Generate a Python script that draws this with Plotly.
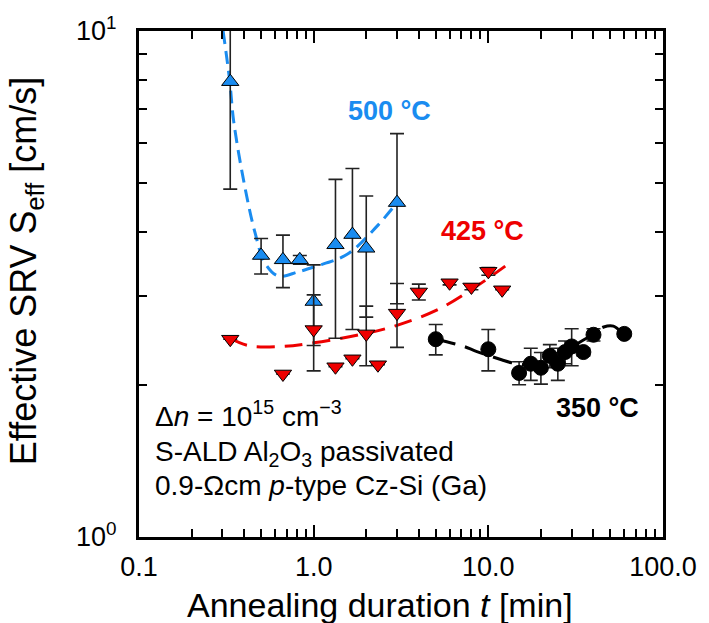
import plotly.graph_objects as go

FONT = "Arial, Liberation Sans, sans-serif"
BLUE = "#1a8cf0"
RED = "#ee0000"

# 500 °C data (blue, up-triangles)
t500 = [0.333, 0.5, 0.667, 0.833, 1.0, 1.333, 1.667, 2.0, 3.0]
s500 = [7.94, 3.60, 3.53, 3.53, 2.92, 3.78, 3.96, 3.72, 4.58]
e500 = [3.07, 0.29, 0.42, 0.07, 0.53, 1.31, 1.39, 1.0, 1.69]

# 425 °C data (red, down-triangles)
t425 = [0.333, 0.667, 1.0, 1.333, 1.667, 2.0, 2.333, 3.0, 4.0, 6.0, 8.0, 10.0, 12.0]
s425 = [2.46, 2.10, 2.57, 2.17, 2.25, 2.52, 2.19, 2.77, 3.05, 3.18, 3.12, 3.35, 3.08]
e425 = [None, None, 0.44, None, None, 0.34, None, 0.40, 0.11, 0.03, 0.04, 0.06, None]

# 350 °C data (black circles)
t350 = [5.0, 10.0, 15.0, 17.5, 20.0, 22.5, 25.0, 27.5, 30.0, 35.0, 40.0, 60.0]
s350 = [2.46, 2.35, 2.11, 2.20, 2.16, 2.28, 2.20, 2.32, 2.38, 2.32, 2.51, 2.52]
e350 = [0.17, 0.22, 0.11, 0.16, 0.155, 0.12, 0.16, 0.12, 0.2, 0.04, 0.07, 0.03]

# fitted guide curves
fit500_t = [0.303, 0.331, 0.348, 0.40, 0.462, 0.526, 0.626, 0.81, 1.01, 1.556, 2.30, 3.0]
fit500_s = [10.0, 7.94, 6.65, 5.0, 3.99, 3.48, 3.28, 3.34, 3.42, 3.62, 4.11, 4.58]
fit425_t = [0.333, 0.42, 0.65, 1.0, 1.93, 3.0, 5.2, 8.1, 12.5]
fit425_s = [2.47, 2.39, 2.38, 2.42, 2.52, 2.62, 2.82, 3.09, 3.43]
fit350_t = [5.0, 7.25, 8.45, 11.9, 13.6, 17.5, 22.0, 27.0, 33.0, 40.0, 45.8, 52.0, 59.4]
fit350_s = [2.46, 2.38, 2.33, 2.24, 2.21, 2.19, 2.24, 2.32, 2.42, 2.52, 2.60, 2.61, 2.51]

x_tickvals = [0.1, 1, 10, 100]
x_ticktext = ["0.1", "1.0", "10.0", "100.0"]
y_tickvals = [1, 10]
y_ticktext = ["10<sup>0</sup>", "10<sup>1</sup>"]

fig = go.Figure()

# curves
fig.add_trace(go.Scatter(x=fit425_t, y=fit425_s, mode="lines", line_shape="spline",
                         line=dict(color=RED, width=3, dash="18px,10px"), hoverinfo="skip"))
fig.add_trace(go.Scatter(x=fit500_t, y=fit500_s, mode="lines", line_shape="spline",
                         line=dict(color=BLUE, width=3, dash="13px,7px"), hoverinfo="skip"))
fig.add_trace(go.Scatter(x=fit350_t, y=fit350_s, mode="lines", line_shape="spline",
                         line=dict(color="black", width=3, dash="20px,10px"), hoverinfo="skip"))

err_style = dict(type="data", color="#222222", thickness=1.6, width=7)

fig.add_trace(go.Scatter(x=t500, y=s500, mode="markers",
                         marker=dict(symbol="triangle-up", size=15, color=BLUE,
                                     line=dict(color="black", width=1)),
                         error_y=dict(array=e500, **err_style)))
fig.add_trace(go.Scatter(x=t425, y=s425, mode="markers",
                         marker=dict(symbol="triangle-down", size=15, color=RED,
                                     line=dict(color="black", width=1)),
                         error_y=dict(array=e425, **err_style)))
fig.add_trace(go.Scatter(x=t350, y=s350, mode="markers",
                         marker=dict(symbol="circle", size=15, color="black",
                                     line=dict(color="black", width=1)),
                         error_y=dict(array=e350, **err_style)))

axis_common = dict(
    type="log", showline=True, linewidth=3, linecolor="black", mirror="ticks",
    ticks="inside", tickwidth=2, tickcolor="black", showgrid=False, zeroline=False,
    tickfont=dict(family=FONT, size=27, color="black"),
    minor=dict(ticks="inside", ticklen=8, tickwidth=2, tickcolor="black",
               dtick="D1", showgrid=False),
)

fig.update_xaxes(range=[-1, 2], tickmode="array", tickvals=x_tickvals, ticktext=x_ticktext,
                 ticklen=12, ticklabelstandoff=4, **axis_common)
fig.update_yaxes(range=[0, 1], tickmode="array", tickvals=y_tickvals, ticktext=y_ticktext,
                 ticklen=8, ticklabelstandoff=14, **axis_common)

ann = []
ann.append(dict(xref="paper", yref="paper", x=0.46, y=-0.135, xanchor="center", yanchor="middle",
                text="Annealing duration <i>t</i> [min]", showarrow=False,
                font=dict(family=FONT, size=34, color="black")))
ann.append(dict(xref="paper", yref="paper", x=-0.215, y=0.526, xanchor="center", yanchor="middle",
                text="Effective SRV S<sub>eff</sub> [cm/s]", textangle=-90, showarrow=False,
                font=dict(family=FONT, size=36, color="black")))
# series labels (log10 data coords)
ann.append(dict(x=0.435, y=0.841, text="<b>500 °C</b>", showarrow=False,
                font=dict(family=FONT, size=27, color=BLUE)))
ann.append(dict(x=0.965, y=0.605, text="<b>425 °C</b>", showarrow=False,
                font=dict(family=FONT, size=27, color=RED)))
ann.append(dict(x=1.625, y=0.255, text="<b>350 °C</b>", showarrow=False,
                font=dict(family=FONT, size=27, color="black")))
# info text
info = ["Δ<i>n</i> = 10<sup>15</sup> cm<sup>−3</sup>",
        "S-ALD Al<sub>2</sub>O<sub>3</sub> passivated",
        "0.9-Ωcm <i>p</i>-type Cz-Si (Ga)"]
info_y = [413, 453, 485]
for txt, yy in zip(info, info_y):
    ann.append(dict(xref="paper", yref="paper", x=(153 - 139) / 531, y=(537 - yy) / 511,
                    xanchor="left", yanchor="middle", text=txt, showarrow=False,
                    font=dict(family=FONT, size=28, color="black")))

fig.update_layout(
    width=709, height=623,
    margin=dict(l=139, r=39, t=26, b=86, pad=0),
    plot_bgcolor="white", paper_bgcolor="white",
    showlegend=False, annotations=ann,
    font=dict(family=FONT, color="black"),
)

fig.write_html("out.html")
------------------------------------------------
Exercise task: Restate the material word for word from its first line through the line containing "0.04, 0.06, None]", both included; the pictures do not belong in it.

Reply:
Generate a Python script that draws this with Plotly.
import plotly.graph_objects as go

FONT = "Arial, Liberation Sans, sans-serif"
BLUE = "#1a8cf0"
RED = "#ee0000"

# 500 °C data (blue, up-triangles)
t500 = [0.333, 0.5, 0.667, 0.833, 1.0, 1.333, 1.667, 2.0, 3.0]
s500 = [7.94, 3.60, 3.53, 3.53, 2.92, 3.78, 3.96, 3.72, 4.58]
e500 = [3.07, 0.29, 0.42, 0.07, 0.53, 1.31, 1.39, 1.0, 1.69]

# 425 °C data (red, down-triangles)
t425 = [0.333, 0.667, 1.0, 1.333, 1.667, 2.0, 2.333, 3.0, 4.0, 6.0, 8.0, 10.0, 12.0]
s425 = [2.46, 2.10, 2.57, 2.17, 2.25, 2.52, 2.19, 2.77, 3.05, 3.18, 3.12, 3.35, 3.08]
e425 = [None, None, 0.44, None, None, 0.34, None, 0.40, 0.11, 0.03, 0.04, 0.06, None]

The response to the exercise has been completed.